EXERCISE AIM
Give again, word for word, the lines below that run from the line with "Generate a LaTeX" through the line with "(salH) at (174.5,299)". Drop the pictures.

PROVIDED MATERIAL
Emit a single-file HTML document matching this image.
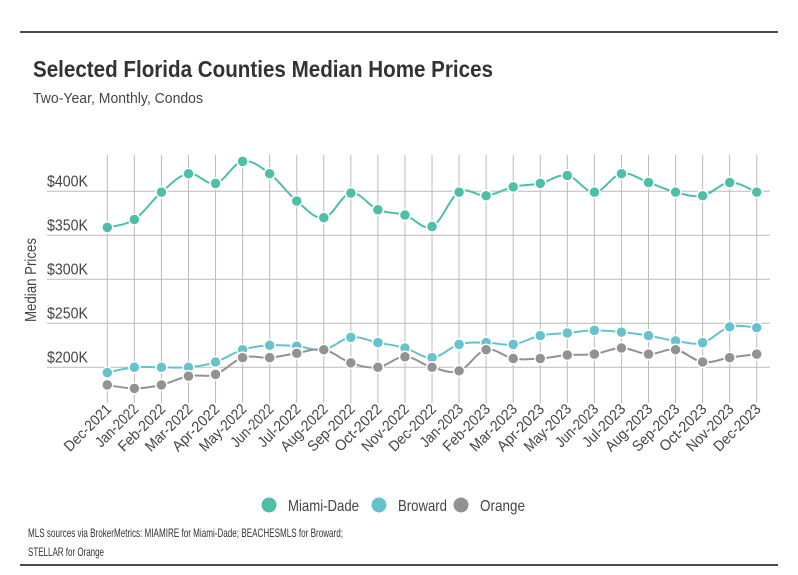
<!DOCTYPE html>
<html><head><meta charset="utf-8"><style>
body{margin:0;background:#fff;}
svg{display:block;font-family:"Liberation Sans Narrow","Liberation Sans",sans-serif;}
</style></head><body>
<svg id="chart" width="798" height="575" viewBox="0 0 798 575">
<line x1="20" y1="32" x2="778" y2="32" stroke="#111" stroke-width="1.5"/>
<text x="33" y="77" font-size="23" font-weight="bold" fill="#333" textLength="460" lengthAdjust="spacingAndGlyphs">Selected Florida Counties Median Home Prices</text>
<text x="33" y="103" font-size="15" fill="#444" textLength="170" lengthAdjust="spacingAndGlyphs">Two-Year, Monthly, Condos</text>
<g id="grid"></g>
<g id="series"></g>
<text transform="translate(36,280) rotate(-90)" text-anchor="middle" font-size="16" fill="#444" textLength="84" lengthAdjust="spacingAndGlyphs">Median Prices</text>
<g id="legend"></g>
<text x="28" y="537" font-size="12" fill="#333" textLength="315" lengthAdjust="spacingAndGlyphs">MLS sources via BrokerMetrics: MIAMIRE for Miami-Dade; BEACHESMLS for Broward;</text>
<text x="28" y="556" font-size="12" fill="#333" textLength="76" lengthAdjust="spacingAndGlyphs">STELLAR for Orange</text>
<line x1="20" y1="565" x2="778" y2="565" stroke="#111" stroke-width="1.5"/>
</svg>
<script>
const months = ["Dec-2021","Jan-2022","Feb-2022","Mar-2022","Apr-2022","May-2022","Jun-2022","Jul-2022","Aug-2022","Sep-2022","Oct-2022","Nov-2022","Dec-2022","Jan-2023","Feb-2023","Mar-2023","Apr-2023","May-2023","Jun-2023","Jul-2023","Aug-2023","Sep-2023","Oct-2023","Nov-2023","Dec-2023"];
const miamiDade = [359,368,399,420,409,434,420,389,370,398,379,373,360,399,395,405,409,418,399,420,410,399,395,410,399];
const broward = [194,200,200,200,206,220,225,224,220,234,228,222,211,226,228,226,236,239,242,240,236,230,228,246,245];
const orange = [180,176,180,190,192,211,211,216,220,205,200,212,200,196,220,210,210,214,215,222,215,220,206,211,215];
const yTicks = [200,250,300,350,400];
const yTickLabels = ["$200K","$250K","$300K","$350K","$400K"];
const seriesNames = ["Miami-Dade","Broward","Orange"];
const seriesColors = ["#4dbfa8","#66c2cc","#929292"];

const NS="http://www.w3.org/2000/svg";
const x = i => 107.3 + i*27.06;
const y = v => 367.3 - (v-200)*0.88;
function mk(tag, attrs, parent){const e=document.createElementNS(NS,tag);for(const k in attrs)e.setAttribute(k,attrs[k]);parent.appendChild(e);return e;}
const grid=document.getElementById('grid');
yTicks.forEach((t,i)=>{
  const l=mk('line',{x1:47,x2:770,y1:y(t),y2:y(t),stroke:'#bbb','stroke-width':1},grid);
  
  
  const tx=mk('text',{x:47,y:y(t)-5,'font-size':16,fill:'#444',textLength:41,lengthAdjust:'spacingAndGlyphs'},grid);
  tx.textContent=yTickLabels[i];
  
  
});
months.forEach((m,i)=>{
  const l=mk('line',{x1:x(i),x2:x(i),y1:155,y2:403,stroke:'#bbb','stroke-width':1},grid);
  
  
  const tx=mk('text',{transform:`translate(${x(i)+5},${410}) rotate(-45)`,'text-anchor':'end','font-size':15,fill:'#444',textLength:m.startsWith('Jul')||m.startsWith('Jun')||m.startsWith('Jan')?54:60,lengthAdjust:'spacingAndGlyphs'},grid);
  tx.textContent=m;
  
  
});
function path(vals){
  const p=vals.map((v,i)=>[x(i),y(v)]);
  let d=`M${p[0][0]},${p[0][1]}`;
  for(let i=0;i<p.length-1;i++){
    const p0=p[i-1]||p[i],p1=p[i],p2=p[i+1],p3=p[i+2]||p2;
    const t=0.18;
    d+=` C${p1[0]+(p2[0]-p0[0])*t},${p1[1]+(p2[1]-p0[1])*t} ${p2[0]-(p3[0]-p1[0])*t},${p2[1]-(p3[1]-p1[1])*t} ${p2[0]},${p2[1]}`;
  }
  return d;
}
const sg=document.getElementById('series');
[miamiDade,broward,orange].forEach((vals,s)=>{
  const g=mk('g',{},sg);
  
  
  const pl=mk('path',{d:path(vals),fill:'none',stroke:seriesColors[s],'stroke-width':2},g);
  
  
  vals.forEach((v,i)=>{
    const c=mk('circle',{cx:x(i),cy:y(v),r:5.5,fill:seriesColors[s],stroke:'#fff','stroke-width':1.5},g);
    
    
  });
});
const lg=document.getElementById('legend');
const lx=[269,379,461];
const lw=[71,49,45];
seriesNames.forEach((n,s)=>{
  const c=mk('circle',{cx:lx[s],cy:505,r:7.5,fill:seriesColors[s]},lg);
  
  
  const t=mk('text',{x:lx[s]+19,y:511,'font-size':16,fill:'#444',textLength:lw[s],lengthAdjust:'spacingAndGlyphs'},lg);
  t.textContent=n;
  
  
});
</script>
</body></html>
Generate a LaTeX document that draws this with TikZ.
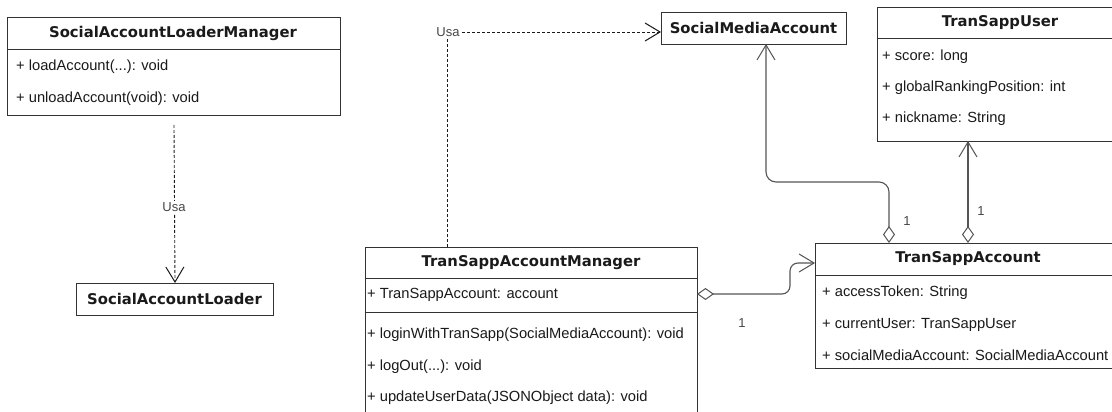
\documentclass[tikz,border=0pt]{standalone}
\usepackage{fontspec}
\setmainfont{Liberation Sans}
\newfontfamily\headfont{DejaVu Sans}[BoldFont={DejaVu Sans Bold}]
\usetikzlibrary{arrows.meta}
\definecolor{umlline}{HTML}{333333}
\definecolor{umltext}{HTML}{1A1A1A}
\definecolor{linkline}{HTML}{555555}
\tikzset{
  x=1pt, y=-1pt,
  classbox/.style={draw=umlline, line width=1pt, fill=white, rectangle, anchor=north west, inner sep=0pt},
  headtext/.style={font=\headfont\bfseries\fontsize{14.8}{16}\selectfont, text=umltext, inner sep=0pt},
  itemtext/.style={font=\fontsize{14.7}{16}\selectfont, text=umltext, anchor=west, inner sep=0pt},
  lbl/.style={font=\fontsize{13}{15}\selectfont, text=umlline!90, inner sep=1pt},
  vtip/.tip={Straight Barb[length=15pt, width=18pt, line width=1pt]},
  dtip/.tip={Diamond[open, length=17pt, width=12pt, line width=1pt]},
  uses/.style={draw=umltext, line width=0.9pt, dash pattern=on 3pt off 2pt, -vtip},
  aggr/.style={draw=linkline, line width=1.1pt, rounded corners=10pt, dtip-vtip},
}
\begin{document}
\begin{tikzpicture}
\clip (0,0) rectangle (1112,412);
\fill[white] (0,0) rectangle (1112,412);

% SocialAccountLoaderManager
\node[classbox, minimum width=333pt, minimum height=98pt] (salm) at (7,17) {};
\draw[umlline, line width=1pt] (7,50) -- (340,50);
\node[headtext] (salmH) at (173,33) {SocialAccountLoaderManager};
\node[itemtext] (salm1) at (16,67) {+ loadAccount(...): void};
\node[itemtext] (salm2) at (16,99) {+ unloadAccount(void): void};

% SocialAccountLoader
\node[classbox, minimum width=197pt, minimum height=32pt] (sal) at (76,283) {};
\node[headtext] (salH) at (174.5,299) {SocialAccountLoader};

% SocialMediaAccount
\node[classbox, minimum width=185pt, minimum height=32pt] (sma) at (661,12) {};
\node[headtext] (smaH) at (753.5,28) {SocialMediaAccount};

% TranSappUser
\node[classbox, minimum width=246pt, minimum height=134pt] (tsu) at (877,7) {};
\draw[umlline, line width=1pt] (877,39) -- (1123,39);
\node[headtext] (tsuH) at (1000,23) {TranSappUser};
\node[itemtext] (tsu1) at (882,57) {+ score: long};
\node[itemtext] (tsu2) at (882,88) {+ globalRankingPosition: int};
\node[itemtext] (tsu3) at (882,119) {+ nickname: String};

% TranSappAccount
\node[classbox, minimum width=307pt, minimum height=125pt] (tsa) at (815,243) {};
\draw[umlline, line width=1pt] (815,275) -- (1122,275);
\node[headtext] (tsaH) at (968,259) {TranSappAccount};
\node[itemtext] (tsa1) at (822,293) {+ accessToken: String};
\node[itemtext] (tsa2) at (822,325) {+ currentUser: TranSappUser};
\node[itemtext] (tsa3) at (822,355) {+ socialMediaAccount: SocialMediaAccount};

% TranSappAccountManager
\node[classbox, minimum width=332pt, minimum height=185pt] (tsam) at (365,247) {};
\draw[umlline, line width=1pt] (365,278) -- (697,278);
\draw[umlline, line width=1pt] (365,312) -- (697,312);
\node[headtext] (tsamH) at (531,263) {TranSappAccountManager};
\node[itemtext] (tsam1) at (367,295) {+ TranSappAccount: account};
\node[itemtext] (tsam2) at (367,335) {+ loginWithTranSapp(SocialMediaAccount): void};
\node[itemtext] (tsam3) at (367,367) {+ logOut(...): void};
\node[itemtext] (tsam4) at (367,398) {+ updateUserData(JSONObject data): void};

% dependencies
\coordinate (salmUse) at (174,125);
\draw[uses] (salmUse) -- (sal.north);
\node[lbl, fill=white] (usa1) at (174,207) {Usa};

\coordinate (tsamTop) at (447,247);
\coordinate (useCorner) at (447,32);
\draw[uses] (tsamTop) -- (useCorner) -- (sma.west |- useCorner);
\node[lbl, fill=white] (usa2) at (448,32) {Usa};

% aggregations
\coordinate (tsaA) at (889,243);
\draw[aggr] (tsaA) -- (889,182) -- (766,182) -- (766,44);
\node[lbl] (m1) at (907,221) {1};

\coordinate (tsaB) at (968,243);
\draw[aggr, rounded corners=0pt] (tsaB) -- (968,141);
\node[lbl] (m2) at (981,211) {1};

\coordinate (tsamR) at (697,294);
\coordinate (tsaL) at (815,263);
\draw[aggr, rounded corners=8pt] (tsamR) -- (790,294) -- (790,263) -- (tsaL);
\node[lbl] (m3) at (742,323) {1};
\end{tikzpicture}
\end{document}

THE COMPLETED TASK
Generate a LaTeX document that draws this with TikZ.
\documentclass[tikz,border=0pt]{standalone}
\usepackage{fontspec}
\setmainfont{Liberation Sans}
\newfontfamily\headfont{DejaVu Sans}[BoldFont={DejaVu Sans Bold}]
\usetikzlibrary{arrows.meta}
\definecolor{umlline}{HTML}{333333}
\definecolor{umltext}{HTML}{1A1A1A}
\definecolor{linkline}{HTML}{555555}
\tikzset{
  x=1pt, y=-1pt,
  classbox/.style={draw=umlline, line width=1pt, fill=white, rectangle, anchor=north west, inner sep=0pt},
  headtext/.style={font=\headfont\bfseries\fontsize{14.8}{16}\selectfont, text=umltext, inner sep=0pt},
  itemtext/.style={font=\fontsize{14.7}{16}\selectfont, text=umltext, anchor=west, inner sep=0pt},
  lbl/.style={font=\fontsize{13}{15}\selectfont, text=umlline!90, inner sep=1pt},
  vtip/.tip={Straight Barb[length=15pt, width=18pt, line width=1pt]},
  dtip/.tip={Diamond[open, length=17pt, width=12pt, line width=1pt]},
  uses/.style={draw=umltext, line width=0.9pt, dash pattern=on 3pt off 2pt, -vtip},
  aggr/.style={draw=linkline, line width=1.1pt, rounded corners=10pt, dtip-vtip},
}
\begin{document}
\begin{tikzpicture}
\clip (0,0) rectangle (1112,412);
\fill[white] (0,0) rectangle (1112,412);

% SocialAccountLoaderManager
\node[classbox, minimum width=333pt, minimum height=98pt] (salm) at (7,17) {};
\draw[umlline, line width=1pt] (7,50) -- (340,50);
\node[headtext] (salmH) at (173,33) {SocialAccountLoaderManager};
\node[itemtext] (salm1) at (16,67) {+ loadAccount(...): void};
\node[itemtext] (salm2) at (16,99) {+ unloadAccount(void): void};

% SocialAccountLoader
\node[classbox, minimum width=197pt, minimum height=32pt] (sal) at (76,283) {};
\node[headtext] (salH) at (174.5,299) {SocialAccountLoader};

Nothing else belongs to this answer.